» What to do: Locate every line in the material below that has the word "this". Copy each of those lines.

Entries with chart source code
-=-=-

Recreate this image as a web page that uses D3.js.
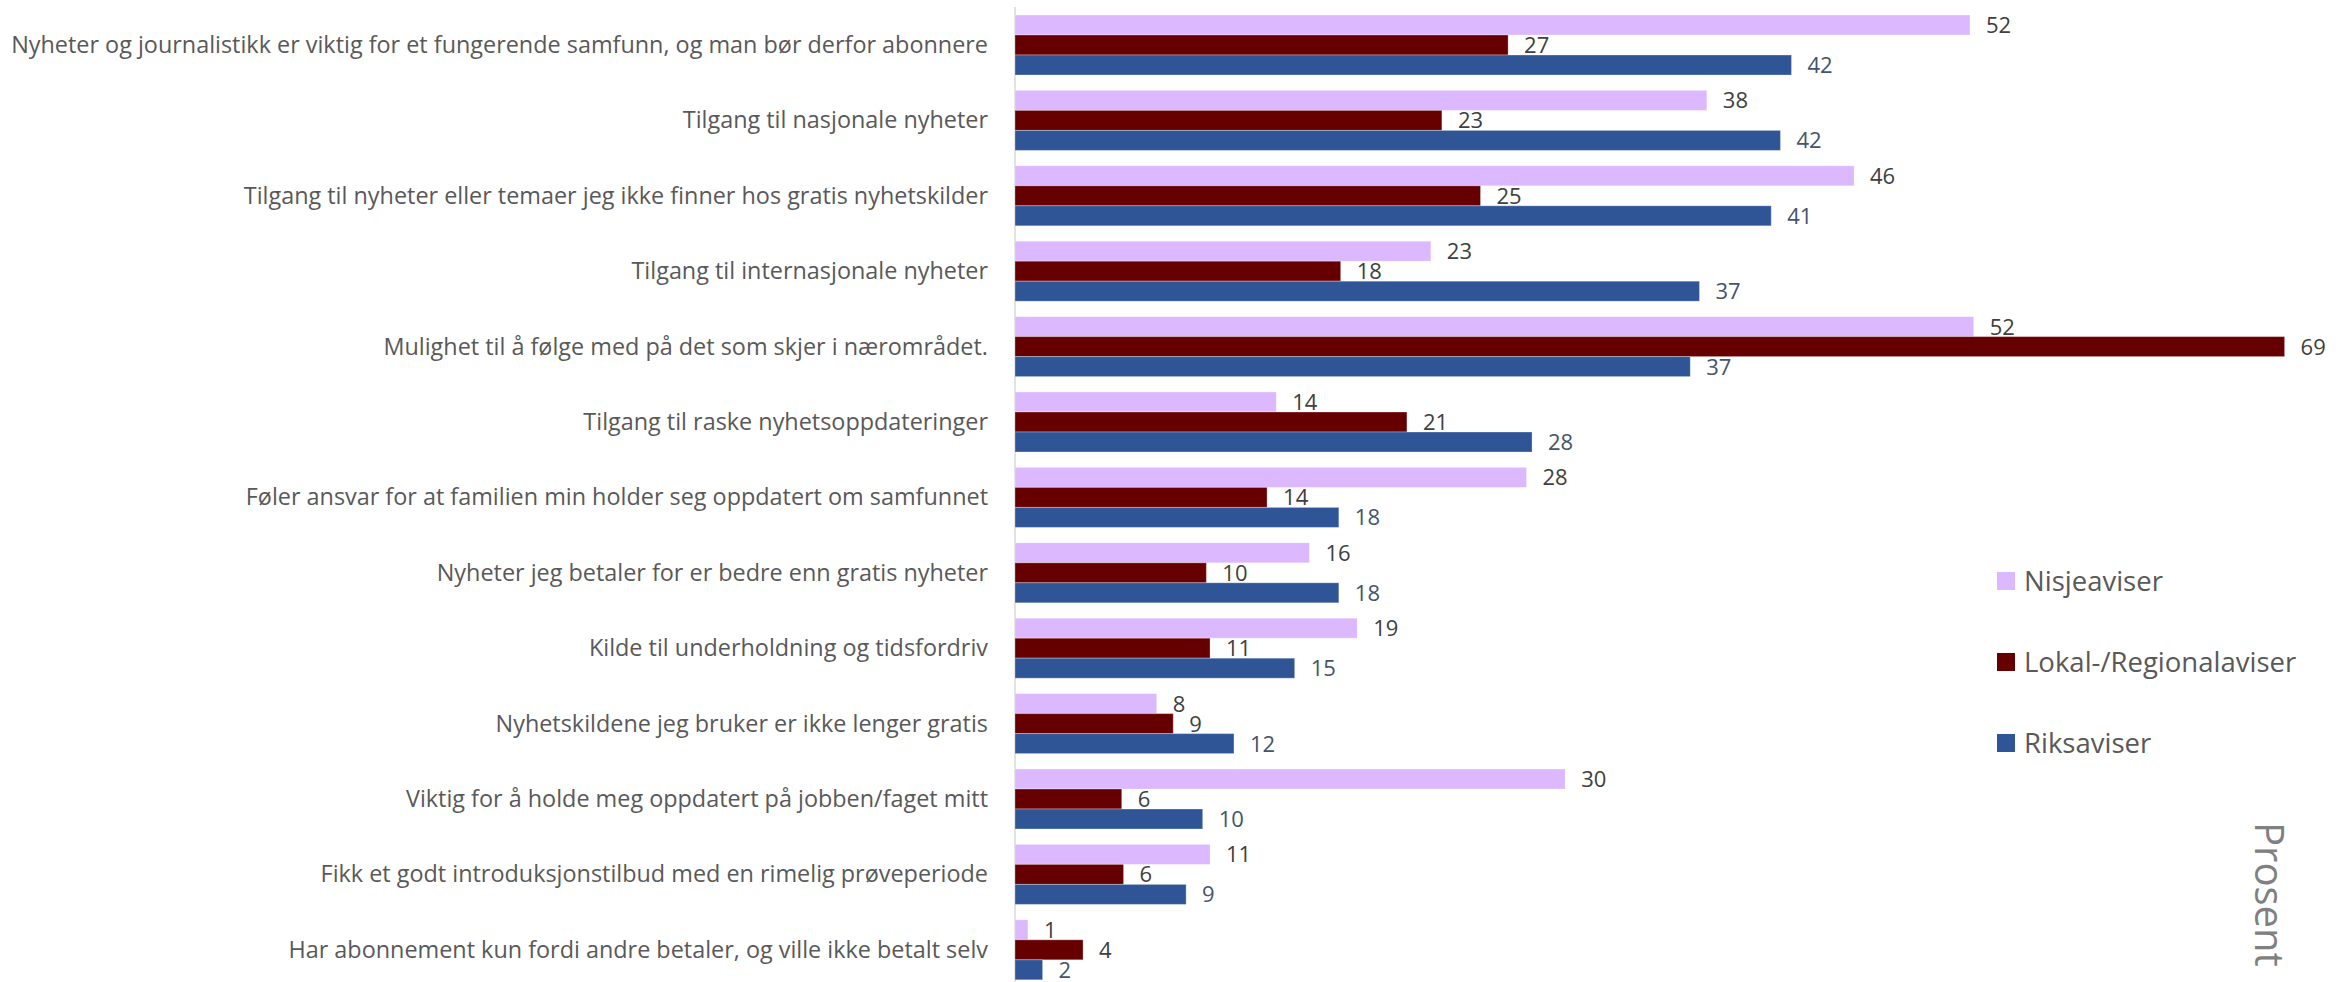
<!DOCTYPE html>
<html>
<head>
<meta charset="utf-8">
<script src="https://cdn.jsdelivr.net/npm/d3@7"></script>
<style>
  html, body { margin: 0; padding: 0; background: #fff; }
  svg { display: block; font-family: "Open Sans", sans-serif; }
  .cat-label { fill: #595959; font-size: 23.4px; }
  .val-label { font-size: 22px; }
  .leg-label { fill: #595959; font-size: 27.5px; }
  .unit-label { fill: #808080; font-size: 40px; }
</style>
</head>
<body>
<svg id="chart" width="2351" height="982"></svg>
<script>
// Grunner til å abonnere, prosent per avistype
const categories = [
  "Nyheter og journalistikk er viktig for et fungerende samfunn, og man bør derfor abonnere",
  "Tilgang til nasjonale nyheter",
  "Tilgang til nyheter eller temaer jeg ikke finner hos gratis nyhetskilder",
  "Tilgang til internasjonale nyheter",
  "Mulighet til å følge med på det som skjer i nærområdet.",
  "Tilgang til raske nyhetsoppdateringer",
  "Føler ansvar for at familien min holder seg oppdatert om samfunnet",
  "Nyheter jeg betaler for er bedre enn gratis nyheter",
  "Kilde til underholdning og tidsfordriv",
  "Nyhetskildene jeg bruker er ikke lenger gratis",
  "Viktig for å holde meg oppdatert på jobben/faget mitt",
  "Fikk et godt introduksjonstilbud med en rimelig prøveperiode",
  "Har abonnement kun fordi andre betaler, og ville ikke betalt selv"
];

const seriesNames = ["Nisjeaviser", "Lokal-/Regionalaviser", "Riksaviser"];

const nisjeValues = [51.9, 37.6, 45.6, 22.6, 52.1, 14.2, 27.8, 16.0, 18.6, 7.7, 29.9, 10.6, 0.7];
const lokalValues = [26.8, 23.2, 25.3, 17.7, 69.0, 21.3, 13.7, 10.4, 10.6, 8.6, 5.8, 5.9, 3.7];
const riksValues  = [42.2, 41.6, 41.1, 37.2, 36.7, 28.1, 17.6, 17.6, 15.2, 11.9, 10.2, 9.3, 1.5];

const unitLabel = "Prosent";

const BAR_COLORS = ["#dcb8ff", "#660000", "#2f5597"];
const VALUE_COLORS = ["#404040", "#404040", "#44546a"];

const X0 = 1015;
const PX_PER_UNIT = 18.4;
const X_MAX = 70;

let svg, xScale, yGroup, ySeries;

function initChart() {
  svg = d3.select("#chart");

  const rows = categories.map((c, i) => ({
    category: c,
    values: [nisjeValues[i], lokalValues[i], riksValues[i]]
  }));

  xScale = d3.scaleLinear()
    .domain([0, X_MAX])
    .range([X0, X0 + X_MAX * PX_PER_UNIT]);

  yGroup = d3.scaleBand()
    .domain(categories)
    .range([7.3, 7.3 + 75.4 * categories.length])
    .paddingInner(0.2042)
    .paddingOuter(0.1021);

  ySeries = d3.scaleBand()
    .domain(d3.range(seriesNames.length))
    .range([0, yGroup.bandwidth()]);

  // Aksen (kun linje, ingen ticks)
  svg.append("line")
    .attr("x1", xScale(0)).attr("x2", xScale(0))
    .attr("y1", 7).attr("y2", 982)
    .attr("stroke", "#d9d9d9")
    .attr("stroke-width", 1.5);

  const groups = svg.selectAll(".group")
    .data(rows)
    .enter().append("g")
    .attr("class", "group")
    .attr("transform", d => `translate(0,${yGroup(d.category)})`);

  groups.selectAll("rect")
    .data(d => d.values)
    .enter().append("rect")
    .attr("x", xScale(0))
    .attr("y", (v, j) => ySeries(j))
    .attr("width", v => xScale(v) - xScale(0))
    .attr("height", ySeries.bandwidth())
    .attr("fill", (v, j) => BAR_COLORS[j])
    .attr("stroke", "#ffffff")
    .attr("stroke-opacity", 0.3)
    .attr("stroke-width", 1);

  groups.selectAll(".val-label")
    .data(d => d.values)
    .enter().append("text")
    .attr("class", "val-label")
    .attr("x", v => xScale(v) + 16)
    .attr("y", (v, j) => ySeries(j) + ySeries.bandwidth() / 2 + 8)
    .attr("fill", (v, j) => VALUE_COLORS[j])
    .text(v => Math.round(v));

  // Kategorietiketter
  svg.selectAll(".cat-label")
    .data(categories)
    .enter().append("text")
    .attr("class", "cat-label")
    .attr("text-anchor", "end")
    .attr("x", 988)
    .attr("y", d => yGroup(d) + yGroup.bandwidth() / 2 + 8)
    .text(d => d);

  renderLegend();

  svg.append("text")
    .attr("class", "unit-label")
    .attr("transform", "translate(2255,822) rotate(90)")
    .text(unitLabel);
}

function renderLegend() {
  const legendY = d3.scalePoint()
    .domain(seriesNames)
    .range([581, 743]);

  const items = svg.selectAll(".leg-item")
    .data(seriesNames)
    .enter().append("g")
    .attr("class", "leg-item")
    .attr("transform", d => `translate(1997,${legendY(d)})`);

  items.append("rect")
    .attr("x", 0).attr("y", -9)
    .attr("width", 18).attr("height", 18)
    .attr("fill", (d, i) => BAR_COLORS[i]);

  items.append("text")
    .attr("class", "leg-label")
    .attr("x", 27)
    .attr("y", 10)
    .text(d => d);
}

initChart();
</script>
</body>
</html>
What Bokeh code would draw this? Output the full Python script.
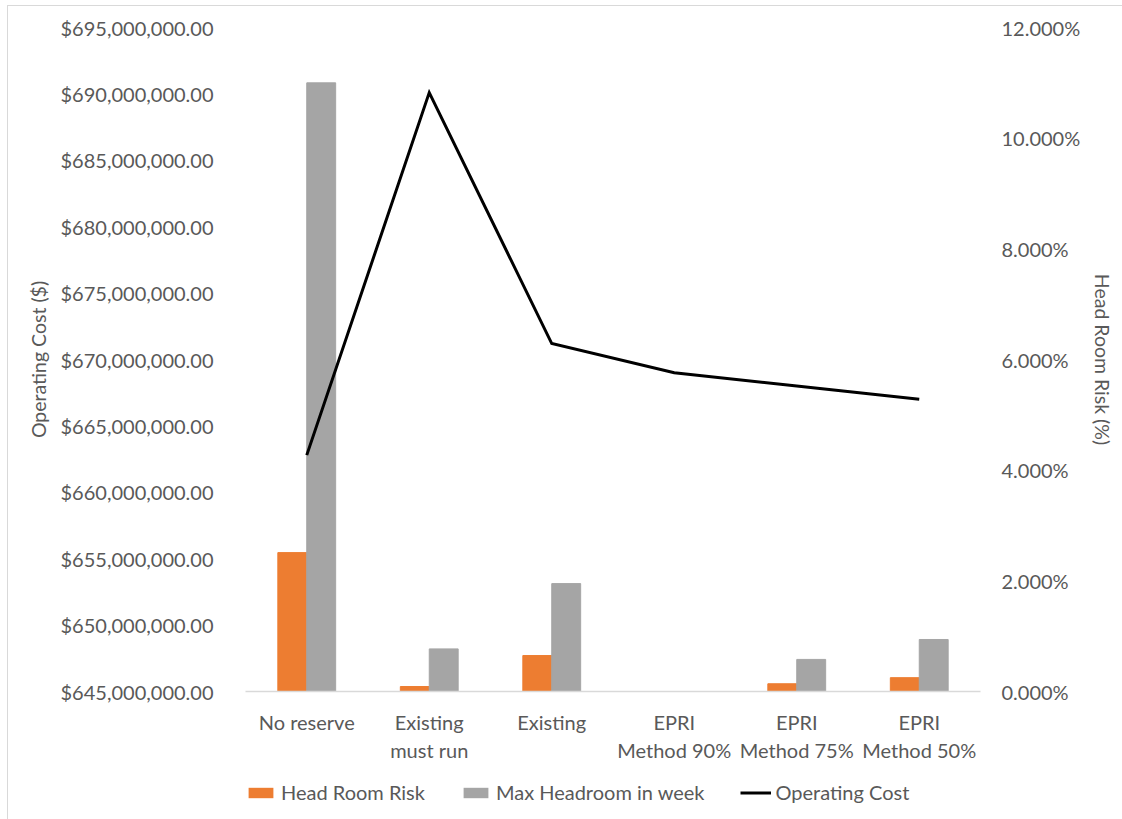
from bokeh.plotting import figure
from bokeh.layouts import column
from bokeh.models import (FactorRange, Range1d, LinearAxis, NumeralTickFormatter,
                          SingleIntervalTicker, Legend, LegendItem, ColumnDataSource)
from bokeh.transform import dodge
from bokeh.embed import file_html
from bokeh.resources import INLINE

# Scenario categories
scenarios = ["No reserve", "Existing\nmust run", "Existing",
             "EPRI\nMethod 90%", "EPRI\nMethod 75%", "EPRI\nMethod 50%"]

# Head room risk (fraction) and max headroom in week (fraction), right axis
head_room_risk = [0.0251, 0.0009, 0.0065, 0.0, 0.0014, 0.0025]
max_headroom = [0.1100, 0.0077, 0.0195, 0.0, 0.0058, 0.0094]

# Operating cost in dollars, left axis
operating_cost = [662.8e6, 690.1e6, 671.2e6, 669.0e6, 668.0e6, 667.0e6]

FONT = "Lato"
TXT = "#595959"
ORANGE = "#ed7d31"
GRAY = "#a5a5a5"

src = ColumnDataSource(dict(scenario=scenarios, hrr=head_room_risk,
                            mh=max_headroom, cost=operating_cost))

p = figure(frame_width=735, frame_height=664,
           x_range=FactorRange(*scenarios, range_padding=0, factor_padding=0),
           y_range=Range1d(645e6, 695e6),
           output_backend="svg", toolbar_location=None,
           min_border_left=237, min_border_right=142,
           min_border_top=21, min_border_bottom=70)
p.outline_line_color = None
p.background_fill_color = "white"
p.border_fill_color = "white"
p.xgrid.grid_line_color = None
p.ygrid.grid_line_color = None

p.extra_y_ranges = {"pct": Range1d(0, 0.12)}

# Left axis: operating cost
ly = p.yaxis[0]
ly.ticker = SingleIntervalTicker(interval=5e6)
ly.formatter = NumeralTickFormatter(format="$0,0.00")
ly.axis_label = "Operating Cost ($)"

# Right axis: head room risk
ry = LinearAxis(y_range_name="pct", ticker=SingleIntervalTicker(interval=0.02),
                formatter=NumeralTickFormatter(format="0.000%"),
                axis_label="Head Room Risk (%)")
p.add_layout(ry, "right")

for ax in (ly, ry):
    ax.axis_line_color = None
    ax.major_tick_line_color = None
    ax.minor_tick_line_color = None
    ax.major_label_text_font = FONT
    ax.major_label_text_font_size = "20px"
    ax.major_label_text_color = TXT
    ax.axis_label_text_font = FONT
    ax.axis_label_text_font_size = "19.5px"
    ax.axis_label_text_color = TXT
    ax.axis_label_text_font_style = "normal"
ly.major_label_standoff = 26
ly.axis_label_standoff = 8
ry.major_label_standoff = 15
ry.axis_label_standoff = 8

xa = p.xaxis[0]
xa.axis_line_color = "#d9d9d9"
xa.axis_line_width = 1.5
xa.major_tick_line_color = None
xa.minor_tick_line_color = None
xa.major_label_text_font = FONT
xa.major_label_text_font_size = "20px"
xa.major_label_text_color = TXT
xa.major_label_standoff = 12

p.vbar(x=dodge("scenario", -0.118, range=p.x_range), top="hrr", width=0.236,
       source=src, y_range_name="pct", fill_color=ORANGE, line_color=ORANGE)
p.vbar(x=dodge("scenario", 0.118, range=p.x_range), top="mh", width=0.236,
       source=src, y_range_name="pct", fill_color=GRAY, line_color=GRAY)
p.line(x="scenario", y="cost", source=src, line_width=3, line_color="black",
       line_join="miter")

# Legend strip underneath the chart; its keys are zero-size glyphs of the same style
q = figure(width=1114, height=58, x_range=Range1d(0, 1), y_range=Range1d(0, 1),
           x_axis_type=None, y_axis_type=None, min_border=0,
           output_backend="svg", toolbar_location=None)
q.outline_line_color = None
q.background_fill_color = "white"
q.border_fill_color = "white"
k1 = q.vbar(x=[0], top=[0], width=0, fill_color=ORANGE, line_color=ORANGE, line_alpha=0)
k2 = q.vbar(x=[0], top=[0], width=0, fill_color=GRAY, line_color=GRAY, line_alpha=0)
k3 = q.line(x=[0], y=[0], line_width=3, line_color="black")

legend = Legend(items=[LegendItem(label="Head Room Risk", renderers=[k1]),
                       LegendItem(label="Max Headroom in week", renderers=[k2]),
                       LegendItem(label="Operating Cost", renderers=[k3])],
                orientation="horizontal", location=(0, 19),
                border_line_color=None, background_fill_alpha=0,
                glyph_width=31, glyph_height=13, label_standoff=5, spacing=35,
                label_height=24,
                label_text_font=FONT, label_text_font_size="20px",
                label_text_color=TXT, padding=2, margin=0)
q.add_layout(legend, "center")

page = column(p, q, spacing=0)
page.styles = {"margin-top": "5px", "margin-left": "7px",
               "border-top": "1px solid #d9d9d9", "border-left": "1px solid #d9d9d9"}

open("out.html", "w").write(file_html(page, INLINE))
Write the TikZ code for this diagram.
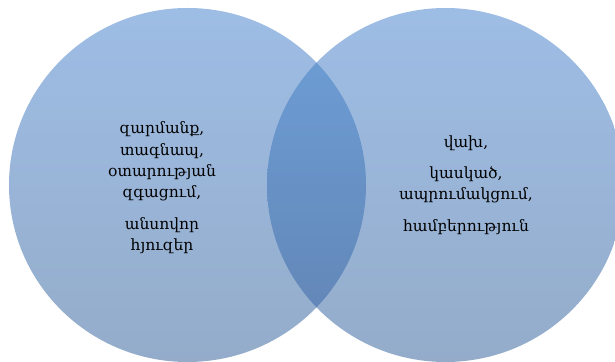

-=-=-

» Written answer:
Recreate this image as a web page that uses D3.js.
What Bokeh code would draw this? Output the full Python script.
Write the TikZ code for this diagram.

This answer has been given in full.